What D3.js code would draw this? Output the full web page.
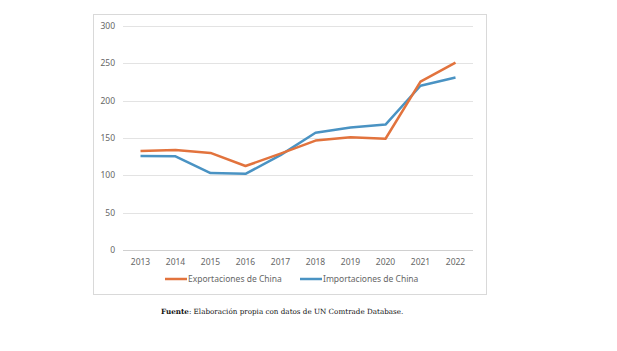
<!DOCTYPE html>
<html>
<head>
<meta charset="utf-8">
<script src="https://cdn.jsdelivr.net/npm/d3@7"></script>
<style>
  body { margin: 0; background: #fff; }
  svg { display: block; }
</style>
</head>
<body>
<svg id="chart" width="617" height="351"></svg>
<script>
const years = ['2013', '2014', '2015', '2016', '2017', '2018', '2019', '2020', '2021', '2022'];
const exportaciones = [132.5, 134, 130, 112.5, 129, 146.5, 151, 149, 225.5, 251];
const importaciones = [126, 125.5, 103, 102, 127, 157, 164, 168, 220, 231];
const yTicks = [0, 50, 100, 150, 200, 250, 300];

const series = [
  { name: 'Exportaciones de China', values: exportaciones, color: '#e2733d' },
  { name: 'Importaciones de China', values: importaciones, color: '#4a93c3' }
];

const svg = d3.select('#chart');
const margin = { left: 123, right: 144, top: 26, bottom: 101 };
const W = 617, H = 351;
const labelFont = '"Noto Sans", sans-serif';

svg.append('rect')
  .attr('x', 93.5).attr('y', 14.5)
  .attr('width', 393).attr('height', 280)
  .attr('fill', '#fff')
  .attr('stroke', '#d9d9d9');

const x = d3.scaleBand()
  .domain(years)
  .range([margin.left, W - margin.right]);

const y = d3.scaleLinear()
  .domain([0, 300])
  .range([H - margin.bottom, margin.top]);

const g = svg.append('g');

g.selectAll('.grid')
  .data(yTicks)
  .enter()
  .append('line')
  .attr('class', 'grid')
  .attr('x1', margin.left)
  .attr('x2', W - margin.right)
  .attr('y1', d => Math.round(y(d)) + 0.5)
  .attr('y2', d => Math.round(y(d)) + 0.5)
  .attr('stroke', d => d === 0 ? '#d0d0d0' : '#e3e3e3')
  .attr('stroke-width', 1);

g.selectAll('.ylab')
  .data(yTicks)
  .enter()
  .append('text')
  .attr('x', margin.left - 8)
  .attr('y', d => y(d))
  .attr('dy', '0.35em')
  .attr('text-anchor', 'end')
  .style('font-family', labelFont)
  .style('font-size', '8.5px')
  .style('fill', '#666')
  .text(d => d);

g.selectAll('.xlab')
  .data(years)
  .enter()
  .append('text')
  .attr('x', d => x(d) + x.bandwidth() / 2)
  .attr('y', y(0) + 12)
  .attr('dy', '0.35em')
  .attr('text-anchor', 'middle')
  .style('font-family', labelFont)
  .style('font-size', '8.5px')
  .style('fill', '#666')
  .text(d => d);

const line = d3.line()
  .x((d, i) => x(years[i]) + x.bandwidth() / 2)
  .y(d => y(d));

// blue first so orange sits on top where they cross
[series[1], series[0]].forEach(s => {
  g.append('path')
    .datum(s.values)
    .attr('d', line)
    .attr('fill', 'none')
    .attr('stroke', s.color)
    .attr('stroke-width', 2.5)
    .attr('stroke-linejoin', 'round');
});

const legendX = [165, 300];
const legend = svg.selectAll('.legend')
  .data(series)
  .enter()
  .append('g')
  .attr('transform', (d, i) => `translate(${legendX[i]},279)`);

legend.append('line')
  .attr('x1', 0).attr('x2', 22)
  .attr('y1', 0).attr('y2', 0)
  .attr('stroke', d => d.color)
  .attr('stroke-width', 2.5);

legend.append('text')
  .attr('x', 23)
  .attr('y', 0)
  .attr('dy', '0.35em')
  .style('font-family', labelFont)
  .style('font-size', '8.5px')
  .style('fill', '#666')
  .text(d => d.name);

const src = svg.append('text')
  .attr('x', 161)
  .attr('y', 314)
  .style('font-family', '"DejaVu Serif", serif')
  .style('font-size', '7.2px')
  .style('fill', '#111');
src.append('tspan').style('font-weight', 'bold').text('Fuente');
src.append('tspan').text(': Elaboración propia con datos de UN Comtrade Database.');
</script>
</body>
</html>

> Exercise goal: All of the material above should be reproduced exactly, except the pictures.

> Finished answer:
What D3.js code would draw this? Output the full web page.
<!DOCTYPE html>
<html>
<head>
<meta charset="utf-8">
<script src="https://cdn.jsdelivr.net/npm/d3@7"></script>
<style>
  body { margin: 0; background: #fff; }
  svg { display: block; }
</style>
</head>
<body>
<svg id="chart" width="617" height="351"></svg>
<script>
const years = ['2013', '2014', '2015', '2016', '2017', '2018', '2019', '2020', '2021', '2022'];
const exportaciones = [132.5, 134, 130, 112.5, 129, 146.5, 151, 149, 225.5, 251];
const importaciones = [126, 125.5, 103, 102, 127, 157, 164, 168, 220, 231];
const yTicks = [0, 50, 100, 150, 200, 250, 300];

const series = [
  { name: 'Exportaciones de China', values: exportaciones, color: '#e2733d' },
  { name: 'Importaciones de China', values: importaciones, color: '#4a93c3' }
];

const svg = d3.select('#chart');
const margin = { left: 123, right: 144, top: 26, bottom: 101 };
const W = 617, H = 351;
const labelFont = '"Noto Sans", sans-serif';

svg.append('rect')
  .attr('x', 93.5).attr('y', 14.5)
  .attr('width', 393).attr('height', 280)
  .attr('fill', '#fff')
  .attr('stroke', '#d9d9d9');

const x = d3.scaleBand()
  .domain(years)
  .range([margin.left, W - margin.right]);

const y = d3.scaleLinear()
  .domain([0, 300])
  .range([H - margin.bottom, margin.top]);

const g = svg.append('g');

g.selectAll('.grid')
  .data(yTicks)
  .enter()
  .append('line')
  .attr('class', 'grid')
  .attr('x1', margin.left)
  .attr('x2', W - margin.right)
  .attr('y1', d => Math.round(y(d)) + 0.5)
  .attr('y2', d => Math.round(y(d)) + 0.5)
  .attr('stroke', d => d === 0 ? '#d0d0d0' : '#e3e3e3')
  .attr('stroke-width', 1);

g.selectAll('.ylab')
  .data(yTicks)
  .enter()
  .append('text')
  .attr('x', margin.left - 8)
  .attr('y', d => y(d))
  .attr('dy', '0.35em')
  .attr('text-anchor', 'end')
  .style('font-family', labelFont)
  .style('font-size', '8.5px')
  .style('fill', '#666')
  .text(d => d);

g.selectAll('.xlab')
  .data(years)
  .enter()
  .append('text')
  .attr('x', d => x(d) + x.bandwidth() / 2)
  .attr('y', y(0) + 12)
  .attr('dy', '0.35em')
  .attr('text-anchor', 'middle')
  .style('font-family', labelFont)
  .style('font-size', '8.5px')
  .style('fill', '#666')
  .text(d => d);

const line = d3.line()
  .x((d, i) => x(years[i]) + x.bandwidth() / 2)
  .y(d => y(d));

// blue first so orange sits on top where they cross
[series[1], series[0]].forEach(s => {
  g.append('path')
    .datum(s.values)
    .attr('d', line)
    .attr('fill', 'none')
    .attr('stroke', s.color)
    .attr('stroke-width', 2.5)
    .attr('stroke-linejoin', 'round');
});

const legendX = [165, 300];
const legend = svg.selectAll('.legend')
  .data(series)
  .enter()
  .append('g')
  .attr('transform', (d, i) => `translate(${legendX[i]},279)`);

legend.append('line')
  .attr('x1', 0).attr('x2', 22)
  .attr('y1', 0).attr('y2', 0)
  .attr('stroke', d => d.color)
  .attr('stroke-width', 2.5);

legend.append('text')
  .attr('x', 23)
  .attr('y', 0)
  .attr('dy', '0.35em')
  .style('font-family', labelFont)
  .style('font-size', '8.5px')
  .style('fill', '#666')
  .text(d => d.name);

const src = svg.append('text')
  .attr('x', 161)
  .attr('y', 314)
  .style('font-family', '"DejaVu Serif", serif')
  .style('font-size', '7.2px')
  .style('fill', '#111');
src.append('tspan').style('font-weight', 'bold').text('Fuente');
src.append('tspan').text(': Elaboración propia con datos de UN Comtrade Database.');
</script>
</body>
</html>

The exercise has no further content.